Siempre le gustaron al Señor estas comparaciones que todos podían entender. Llamarnos para acompañarlo a sus bodas, para ser sus condes en el camino de la vida, es ciertamente un honor que no merecemos, misericordia pura más allá de cualquier merecimiento ni virtud, ya que nadie puede pretender, solo por ser humano, alcanzar el palacio del Cielo. Nobleza no de nacimiento sino largueza del Rey.

Pero un verdadero conde o condesa es tal en cualquier momento de su vida y nadie puede encontrarlo en un renuncio, en acto innoble, sin mancillar su honor. Tal cual un cristiano, ha de estar en condiciones de ser pasado en revista, de rendir examen, de ser llamado al frente, en cualquier momento, aunque se lo despierte a medianoche. Nunca con su antorcha semiapagada, echando humo y contribuyendo a la lobreguez de nuestros tiempos.

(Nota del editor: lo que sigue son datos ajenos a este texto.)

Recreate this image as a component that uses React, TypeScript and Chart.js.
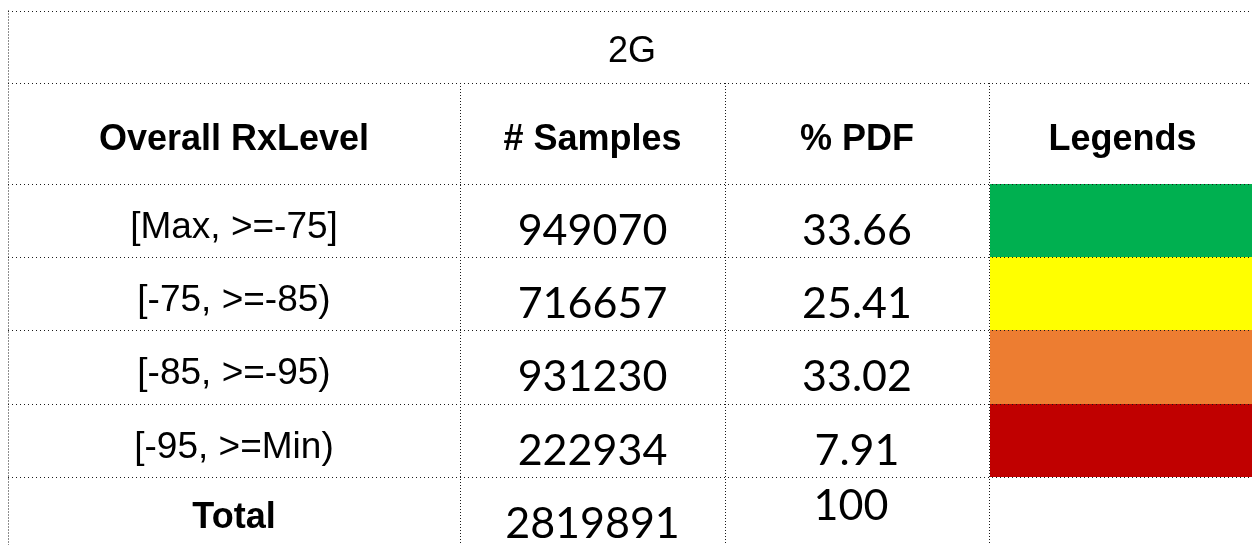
import React, { useEffect, useRef } from "react";
import { Chart, registerables } from "chart.js";

Chart.register(...registerables);

// ---------- data ----------
const title = "2G";
const headers = ["Overall RxLevel", "# Samples", "% PDF", "Legends"];
const categories = ["[Max, >=-75]", "[-75, >=-85)", "[-85, >=-95)", "[-95, >=Min)"];
const samples = [949070, 716657, 931230, 222934];
const pdf = [33.66, 25.41, 33.02, 7.91];
const legendColors = ["#00B050", "#FFFF00", "#ED7D31", "#C00000"];
const totalLabel = "Total";
const totalSamples = 2819891;
const totalPdf = 100;

// ---------- layout (table units) ----------
const W = 1252;
const H = 545;
const COL_EDGES = [8, 460, 725, 989, 1256];
const TOP = 10.5;
const TITLE_BOTTOM = 83;
const HEADER_BOTTOM = 183.5;
const ROW_H = 73.4;

const FONT_ARIAL = '"Liberation Sans", Arial, sans-serif';
const FONT_NUM = 'Lato, "Open Sans", sans-serif';
const LINE_COLOR = "#1a1a1a";

const tablePlugin = {
  id: "tablePlugin",
  afterDraw(chart: any) {
    const ctx: CanvasRenderingContext2D = chart.ctx;
    const xs = chart.scales.x;
    const ys = chart.scales.y;
    const px = (v: number) => xs.getPixelForValue(v);
    const py = (v: number) => ys.getPixelForValue(v);
    const nRows = categories.length;
    const rowTop = (i: number) => HEADER_BOTTOM + i * ROW_H;
    const colMid = (c: number) => (px(COL_EDGES[c]) + px(COL_EDGES[c + 1])) / 2;

    ctx.save();
    ctx.fillStyle = "#ffffff";
    ctx.fillRect(0, 0, chart.width, chart.height);

    // legend colour cells
    legendColors.forEach((col, i) => {
      const x0 = Math.round(px(COL_EDGES[3]));
      const x1 = Math.round(px(COL_EDGES[4]));
      const y0 = Math.round(py(rowTop(i)));
      const y1 = Math.round(py(rowTop(i + 1)));
      ctx.fillStyle = col;
      ctx.fillRect(x0 + 1, y0, x1 - x0, y1 - y0);
    });

    // dotted grid
    ctx.strokeStyle = LINE_COLOR;
    ctx.lineWidth = 1;
    const hLine = (yv: number) => {
      const y = Math.round(py(yv)) + 0.5;
      ctx.setLineDash([1, 3]);
      ctx.beginPath();
      ctx.moveTo(px(COL_EDGES[0]), y);
      ctx.lineTo(px(COL_EDGES[4]), y);
      ctx.stroke();
    };
    const vLine = (xv: number, y0v: number, y1v: number) => {
      const x = Math.round(px(xv)) + 0.5;
      ctx.setLineDash([1, 2]);
      ctx.beginPath();
      ctx.moveTo(x, py(y0v));
      ctx.lineTo(x, py(y1v));
      ctx.stroke();
    };
    hLine(TOP);
    hLine(TITLE_BOTTOM);
    hLine(HEADER_BOTTOM);
    for (let i = 1; i <= nRows; i++) hLine(rowTop(i));
    vLine(COL_EDGES[0], TOP, H);
    for (let c = 1; c < COL_EDGES.length - 1; c++) vLine(COL_EDGES[c], TITLE_BOTTOM, H);
    ctx.setLineDash([]);

    // texts
    ctx.fillStyle = "#000";
    ctx.textAlign = "center";
    ctx.textBaseline = "alphabetic";

    ctx.font = `36px ${FONT_ARIAL}`;
    ctx.fillText(title, (px(COL_EDGES[0]) + px(COL_EDGES[4])) / 2, py(TOP + 51));

    ctx.font = `bold 36px ${FONT_ARIAL}`;
    headers.forEach((h, c) => ctx.fillText(h, colMid(c), py(TITLE_BOTTOM + 67)));

    categories.forEach((lab, i) => {
      ctx.font = `37px ${FONT_ARIAL}`;
      ctx.fillText(lab, colMid(0), py(rowTop(i) + 54));
      ctx.font = `43px ${FONT_NUM}`;
      ctx.fillText(String(samples[i]), colMid(1), py(rowTop(i) + 61));
      ctx.fillText(String(pdf[i]), colMid(2), py(rowTop(i) + 61));
    });

    const tTop = rowTop(nRows);
    ctx.font = `bold 36px ${FONT_ARIAL}`;
    ctx.fillText(totalLabel, colMid(0), py(tTop + 51));
    ctx.font = `43px ${FONT_NUM}`;
    ctx.fillText(String(totalSamples), colMid(1), py(tTop + 61));
    ctx.fillText(String(totalPdf), colMid(2) - 6, py(tTop + 43));

    ctx.restore();
  },
};

export default function App() {
  const ref = useRef<HTMLCanvasElement | null>(null);
  useEffect(() => {
    if (!ref.current) return;
    const chart = new Chart(ref.current, {
      type: "scatter",
      data: { datasets: [{ data: [], pointRadius: 0 }] },
      options: {
        animation: false,
        responsive: false,
        events: [],
        layout: { padding: 0 },
        plugins: { legend: { display: false }, tooltip: { enabled: false }, title: { display: false } },
        scales: {
          x: { type: "linear", min: 0, max: W, display: false },
          y: { type: "linear", min: 0, max: H, reverse: true, display: false },
        },
      },
      plugins: [tablePlugin],
    });
    return () => chart.destroy();
  }, []);
  return (
    <div style={{ position: "fixed", left: 0, top: 0, width: W, height: H, background: "#fff" }}>
      <canvas ref={ref} width={W} height={H} style={{ display: "block", width: W, height: H }} />
    </div>
  );
}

La parábola de hoy, pues, de ninguna manera se refiere solo a la posibilidad de que la muerte nos sorprenda en cualquier recodo de la vida y, para ella, necrófilamente, debamos estar siempre preparados. La parábola de hoy se refiere no a nuestra muerte sino a nuestra vida. Vírgenes nobles, condes del rey, con la antorcha siempre brillante y encendida en medio de la noche de este mundo, para que en ella se refleje constantemente la alegría serena de nuestra gracia cristiana y su luz chisporrotee en los destellos azules de nuestros siempre afilados aceros.